■ **Task prompt**
Produce an exact transcription of the listing below, omitting the pictures.

■ **Given data**
------------------------------------------------------------------------

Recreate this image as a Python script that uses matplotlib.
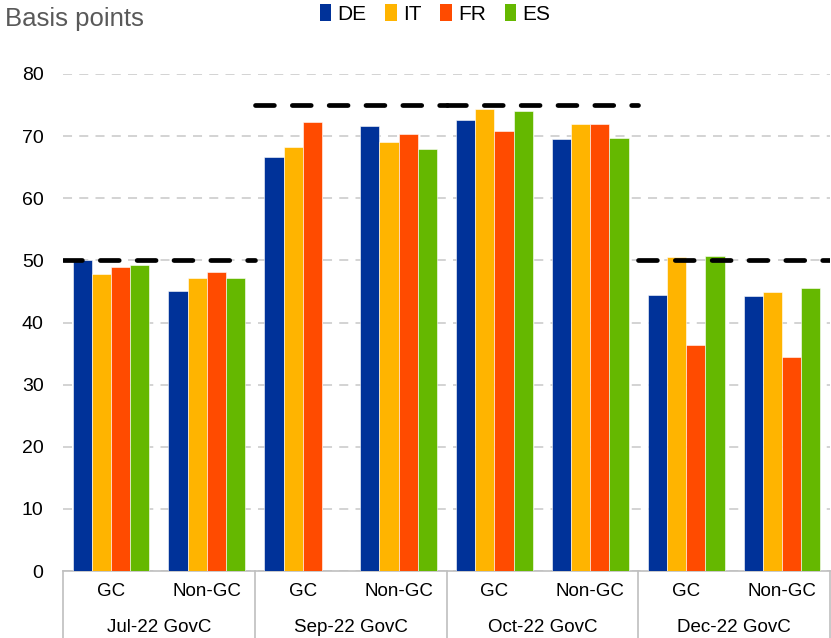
import numpy as np
import matplotlib.pyplot as plt
from matplotlib.patches import Patch
from matplotlib.transforms import blended_transform_factory

plt.rcParams['font.family'] = ['Liberation Sans', 'DejaVu Sans']

meetings = ['Jul-22 GovC', 'Sep-22 GovC', 'Oct-22 GovC', 'Dec-22 GovC']
subgroups = ['GC', 'Non-GC']
countries = ['DE', 'IT', 'FR', 'ES']
colors = ['#003299', '#FFB400', '#FF4B00', '#65B800']

# basis points, order: Jul GC, Jul Non-GC, Sep GC, Sep Non-GC, Oct GC, Oct Non-GC, Dec GC, Dec Non-GC
de = [50.1, 45.1, 66.7, 71.7, 72.6, 69.5, 44.4, 44.3]
it = [47.8, 47.2, 68.2, 69.0, 74.3, 72.0, 50.6, 44.9]
fr = [49.0, 48.1, 72.3, 70.3, 70.8, 71.9, 36.4, 34.5]
es = [49.3, 47.2, np.nan, 68.0, 74.0, 69.7, 50.7, 45.5]
policy_hike = [50, 75, 75, 50]

series = [de, it, fr, es]

fig = plt.figure(figsize=(8.31, 6.38), dpi=100)
ax = fig.add_axes([63 / 831, 67 / 638, 767 / 831, 497 / 638])

n = len(de)
x = np.arange(n)
w = 0.2
for i, (vals, c) in enumerate(zip(series, colors)):
    ax.bar(x + (i - 1.5) * w, vals, w, color=c, edgecolor='white', linewidth=0.4, zorder=3)

# rate hike reference lines
for m, hike in enumerate(policy_hike):
    ax.plot([2 * m - 0.5, 2 * m + 1.5], [hike, hike], color='black', lw=3.4,
            dashes=(4, 3.8), dash_capstyle='round', zorder=4)

ax.set_xlim(-0.5, n - 0.5)
ax.set_ylim(0, 80)
ax.set_yticks(np.arange(0, 81, 10))
ax.yaxis.grid(True, color='#d0d0d0', ls=(0, (5, 4)), lw=1.3, zorder=0)
ax.tick_params(axis='y', length=0, labelsize=14, pad=14)
ax.tick_params(axis='x', length=0, labelbottom=False)
for s in ['top', 'right', 'left']:
    ax.spines[s].set_visible(False)
ax.spines['bottom'].set_color('#bfbfbf')
ax.spines['bottom'].set_linewidth(1.2)

# two-level category axis
trans = blended_transform_factory(ax.transData, ax.transAxes)
for i in range(n):
    ax.text(x[i], -0.042, subgroups[i % 2], transform=trans, ha='center', va='center', fontsize=13.5)
for m, name in enumerate(meetings):
    ax.text(2 * m + 0.5, -0.113, name, transform=trans, ha='center', va='center', fontsize=13.5)
for b in np.arange(-0.5, n, 2):
    ax.plot([b, b], [0, -0.14], transform=trans, color='#bfbfbf', lw=1.2, clip_on=False)

fig.text(5 / 831, 1 - 19 / 638, 'Basis points', fontsize=18.5, color='#595959', va='center')

handles = [Patch(facecolor=c, label=l) for c, l in zip(colors, countries)]
fig.legend(handles=handles, loc='center', bbox_to_anchor=(435 / 831, 1 - 14 / 638), ncol=4,
           frameon=False, fontsize=15, handlelength=0.55, handleheight=0.85,
           handletextpad=0.3, columnspacing=0.9)

fig.savefig('out.png', dpi=100)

------------------------------------------------------------------------

■ **Completed exercise**
Recreate this image as a Python script that uses matplotlib.
import numpy as np
import matplotlib.pyplot as plt
from matplotlib.patches import Patch
from matplotlib.transforms import blended_transform_factory

plt.rcParams['font.family'] = ['Liberation Sans', 'DejaVu Sans']

meetings = ['Jul-22 GovC', 'Sep-22 GovC', 'Oct-22 GovC', 'Dec-22 GovC']
subgroups = ['GC', 'Non-GC']
countries = ['DE', 'IT', 'FR', 'ES']
colors = ['#003299', '#FFB400', '#FF4B00', '#65B800']

# basis points, order: Jul GC, Jul Non-GC, Sep GC, Sep Non-GC, Oct GC, Oct Non-GC, Dec GC, Dec Non-GC
de = [50.1, 45.1, 66.7, 71.7, 72.6, 69.5, 44.4, 44.3]
it = [47.8, 47.2, 68.2, 69.0, 74.3, 72.0, 50.6, 44.9]
fr = [49.0, 48.1, 72.3, 70.3, 70.8, 71.9, 36.4, 34.5]
es = [49.3, 47.2, np.nan, 68.0, 74.0, 69.7, 50.7, 45.5]
policy_hike = [50, 75, 75, 50]

series = [de, it, fr, es]

fig = plt.figure(figsize=(8.31, 6.38), dpi=100)
ax = fig.add_axes([63 / 831, 67 / 638, 767 / 831, 497 / 638])

n = len(de)
x = np.arange(n)
w = 0.2
for i, (vals, c) in enumerate(zip(series, colors)):
    ax.bar(x + (i - 1.5) * w, vals, w, color=c, edgecolor='white', linewidth=0.4, zorder=3)

# rate hike reference lines
for m, hike in enumerate(policy_hike):
    ax.plot([2 * m - 0.5, 2 * m + 1.5], [hike, hike], color='black', lw=3.4,
            dashes=(4, 3.8), dash_capstyle='round', zorder=4)

ax.set_xlim(-0.5, n - 0.5)
ax.set_ylim(0, 80)
ax.set_yticks(np.arange(0, 81, 10))
ax.yaxis.grid(True, color='#d0d0d0', ls=(0, (5, 4)), lw=1.3, zorder=0)
ax.tick_params(axis='y', length=0, labelsize=14, pad=14)
ax.tick_params(axis='x', length=0, labelbottom=False)
for s in ['top', 'right', 'left']:
    ax.spines[s].set_visible(False)
ax.spines['bottom'].set_color('#bfbfbf')
ax.spines['bottom'].set_linewidth(1.2)

# two-level category axis
trans = blended_transform_factory(ax.transData, ax.transAxes)
for i in range(n):
    ax.text(x[i], -0.042, subgroups[i % 2], transform=trans, ha='center', va='center', fontsize=13.5)
for m, name in enumerate(meetings):
    ax.text(2 * m + 0.5, -0.113, name, transform=trans, ha='center', va='center', fontsize=13.5)
for b in np.arange(-0.5, n, 2):
    ax.plot([b, b], [0, -0.14], transform=trans, color='#bfbfbf', lw=1.2, clip_on=False)

fig.text(5 / 831, 1 - 19 / 638, 'Basis points', fontsize=18.5, color='#595959', va='center')

handles = [Patch(facecolor=c, label=l) for c, l in zip(colors, countries)]
fig.legend(handles=handles, loc='center', bbox_to_anchor=(435 / 831, 1 - 14 / 638), ncol=4,
           frameon=False, fontsize=15, handlelength=0.55, handleheight=0.85,
           handletextpad=0.3, columnspacing=0.9)

fig.savefig('out.png', dpi=100)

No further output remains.